The Court concluded that, although in almost all the regions selected some improvements in the management of waste were observed, the effectiveness of structural measures funding for municipal waste management infrastructures was hampered by the poor implementation of supporting measures: (a) The performance of the co-financed infrastructures was highly dependent upon waste collection strategies. Concerning landfills, waste was deposited without adequate treatment and in general insufficient financial amounts were put aside to cover closure and after-care costs; (b) The reporting on the achievement of EU targets was hampered by the reliability of data, making monitoring by the Commission difficult. Although in almost all regions some improvements in waste management were observed, per capita waste generation increased in six of the eight regions audited. In the two regions which contributed to the achievement of EU targets, biodegradable waste was collected separately and landfill taxes more widely implemented resulting in a reduction of the reliance on landfilling. Waste was generally landfilled without adequate treatment; (c) The effectiveness of EU funding was not maximised due to the weak implementation of supporting information, administrative and economic measures. The implementation of these supporting measures was not a condition for receiving an EU grant. Weaknesses were also noted in EU waste regulatory framework and EU guidelines.
The Court recommends that (a) Member States should focus on waste management infrastructures treating waste previously segregated at source; (b) Member States should set up reliable and complete waste management databases and the Commission should test the reliability of the statistics received from the Member States.

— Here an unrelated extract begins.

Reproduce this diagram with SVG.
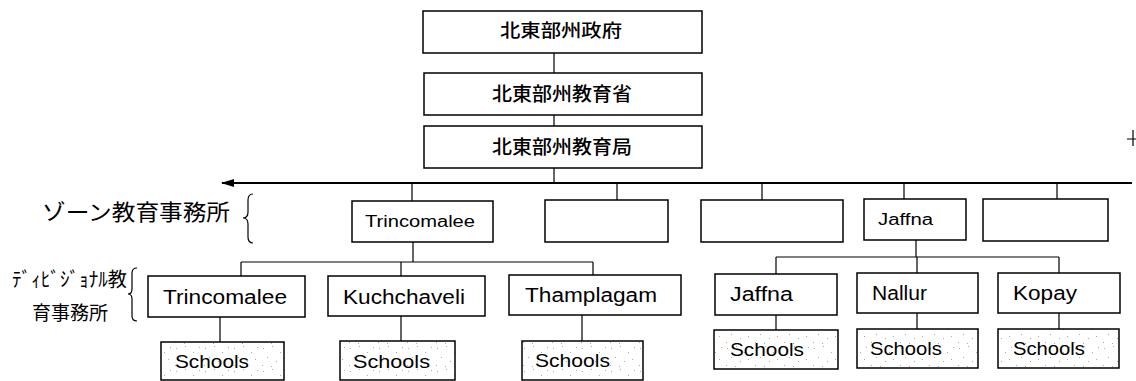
<svg xmlns="http://www.w3.org/2000/svg" width="1136" height="381" viewBox="0 0 1136 381">
<style>
.box{fill:#fff;stroke:#000;stroke-width:1.5}
.sch{fill:url(#stip);stroke:#000;stroke-width:1.5}
.ln{fill:none;stroke:#000;stroke-width:1.2}
.main{fill:none;stroke:#000;stroke-width:2}
.jp{font-family:"Noto Sans CJK JP","Noto Sans CJK SC",sans-serif;fill:#000}
.en{font-family:"Liberation Sans","Noto Sans",sans-serif;fill:#000}
</style>
<defs>
<pattern id="stip" width="29" height="23" patternUnits="userSpaceOnUse">
<rect width="29" height="23" fill="#fff"/>
<g fill="#aaa">
<rect x="2" y="3" width="1" height="1"/><rect x="11" y="1" width="1" height="1"/><rect x="19" y="7" width="1" height="1"/>
<rect x="25" y="2" width="1" height="1"/><rect x="6" y="12" width="1" height="1"/><rect x="15" y="16" width="1" height="1"/>
<rect x="23" y="14" width="1" height="1"/><rect x="1" y="20" width="1" height="1"/><rect x="10" y="21" width="1" height="1"/>
</g>
</pattern>
<marker id="arr" viewBox="0 0 13 8" refX="12" refY="4" markerWidth="13" markerHeight="8" markerUnits="userSpaceOnUse" orient="auto">
<path d="M0,0 L13,4 L0,8 Z" fill="#000"/>
</marker>
</defs>

<g id="connectors">
<path class="ln" d="M554,53 V73 M554,115 V126 M554,168 V183"/>
<path class="main" d="M1132,183 H222" marker-end="url(#arr)"/>
<path class="ln" d="M412,183 V201 M617,183 V200 M762,183 V200 M904,183 V199 M1057,183 V199"/>
<path class="ln" d="M413,242 V262 M241,262 H593 M241,262 V276 M401,262 V276 M593,262 V275"/>
<path class="ln" d="M220,317 V342 M401,316 V341 M582,315 V341"/>
<path class="ln" d="M916,240 V257 M776,257 H1059 M776,257 V274 M917,257 V273 M1059,257 V273"/>
<path class="ln" d="M776,315 V330 M917,313 V329 M1059,313 V329"/>
<path class="ln" d="M1127,139 H1136 M1133,130 V146"/>
</g>

<g id="n-gov"><rect class="box" x="423" y="11" width="279" height="42"/>
<text class="jp" x="561" y="37" font-size="18" font-weight="500" text-anchor="middle" textLength="122" lengthAdjust="spacingAndGlyphs">北東部州政府</text></g>
<g id="n-ministry"><rect class="box" x="424" y="73" width="278" height="42"/>
<text class="jp" x="562" y="101" font-size="19" font-weight="500" text-anchor="middle" textLength="140" lengthAdjust="spacingAndGlyphs">北東部州教育省</text></g>
<g id="n-dept"><rect class="box" x="424" y="126" width="278" height="42"/>
<text class="jp" x="562" y="154" font-size="19" font-weight="500" text-anchor="middle" textLength="140" lengthAdjust="spacingAndGlyphs">北東部州教育局</text></g>

<g id="label-zone">
<text class="jp" x="42" y="220" font-size="22" textLength="188" lengthAdjust="spacingAndGlyphs">ゾーン教育事務所</text>
<path class="ln" d="M253,194 q-5,0 -5,6 v12 q0,6 -5,6 q5,0 5,6 v13 q0,6 5,6"/>
</g>
<g id="label-div">
<text class="jp" x="12" y="287" font-size="20" textLength="115" lengthAdjust="spacingAndGlyphs">ﾃﾞｨﾋﾞｼﾞｮﾅﾙ教</text>
<text class="jp" x="32" y="320" font-size="19" textLength="76" lengthAdjust="spacingAndGlyphs">育事務所</text>
<path class="ln" d="M137,268 q-5,0 -5,5 v16 q0,5 -4,5 q4,0 4,5 v17 q0,5 5,5"/>
</g>

<g id="z-trincomalee"><rect class="box" x="352" y="201" width="141" height="41"/>
<text class="en" x="365" y="227" font-size="16" textLength="110" lengthAdjust="spacingAndGlyphs">Trincomalee</text></g>
<g id="z-2"><rect class="box" x="545" y="200" width="123" height="42"/></g>
<g id="z-3"><rect class="box" x="701" y="200" width="142" height="42"/></g>
<g id="z-jaffna"><rect class="box" x="864" y="199" width="102" height="41"/>
<text class="en" x="878" y="225" font-size="16" textLength="55" lengthAdjust="spacingAndGlyphs">Jaffna</text></g>
<g id="z-5"><rect class="box" x="983" y="199" width="125" height="42"/></g>

<g id="d-trincomalee"><rect class="box" x="148" y="276" width="157" height="41"/>
<text class="en" x="163" y="304" font-size="20" textLength="124" lengthAdjust="spacingAndGlyphs">Trincomalee</text></g>
<g id="d-kuchchaveli"><rect class="box" x="328" y="276" width="157" height="40"/>
<text class="en" x="343" y="304" font-size="20" textLength="122" lengthAdjust="spacingAndGlyphs">Kuchchaveli</text></g>
<g id="d-thamplagam"><rect class="box" x="509" y="275" width="172" height="40"/>
<text class="en" x="525" y="302" font-size="20" textLength="132" lengthAdjust="spacingAndGlyphs">Thamplagam</text></g>
<g id="d-jaffna"><rect class="box" x="715" y="274" width="122" height="41"/>
<text class="en" x="730" y="301" font-size="20" textLength="63" lengthAdjust="spacingAndGlyphs">Jaffna</text></g>
<g id="d-nallur"><rect class="box" x="857" y="273" width="121" height="40"/>
<text class="en" x="872" y="300" font-size="20" textLength="55" lengthAdjust="spacingAndGlyphs">Nallur</text></g>
<g id="d-kopay"><rect class="box" x="998" y="273" width="122" height="40"/>
<text class="en" x="1013" y="300" font-size="20" textLength="64" lengthAdjust="spacingAndGlyphs">Kopay</text></g>

<g id="s-trincomalee"><rect class="sch" x="161" y="342" width="123" height="38"/>
<text class="en" x="175" y="368" font-size="19" textLength="74" lengthAdjust="spacingAndGlyphs">Schools</text></g>
<g id="s-kuchchaveli"><rect class="sch" x="340" y="341" width="115" height="39"/>
<text class="en" x="353" y="368" font-size="19" textLength="77" lengthAdjust="spacingAndGlyphs">Schools</text></g>
<g id="s-thamplagam"><rect class="sch" x="522" y="341" width="121" height="39"/>
<text class="en" x="535" y="367" font-size="19" textLength="75" lengthAdjust="spacingAndGlyphs">Schools</text></g>
<g id="s-jaffna"><rect class="sch" x="714" y="330" width="124" height="39"/>
<text class="en" x="730" y="356" font-size="19" textLength="74" lengthAdjust="spacingAndGlyphs">Schools</text></g>
<g id="s-nallur"><rect class="sch" x="857" y="329" width="121" height="39"/>
<text class="en" x="870" y="355" font-size="19" textLength="72" lengthAdjust="spacingAndGlyphs">Schools</text></g>
<g id="s-kopay"><rect class="sch" x="998" y="329" width="121" height="39"/>
<text class="en" x="1013" y="355" font-size="19" textLength="72" lengthAdjust="spacingAndGlyphs">Schools</text></g>
</svg>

The Commission, the Parliament and the Council should consider linking EU financial support to the achievement of EU waste policy objectives. (c) Member States should pay greater attention to public participation and adherence, focus on separate collection, including biodegradable waste when cost effective, and impose landfill taxes to encourage waste prevention and recycling ; reduced rates of assistance should be applied when the “polluter pays principle” is not applied. (d) The Commission should make the EU contribution subject to the implementation of supporting measures, propose waste prevention targets, and clarify the concept of treatment before disposal
The Commission should request the implementation of these recommendations from the Member
States before granting EU financial support.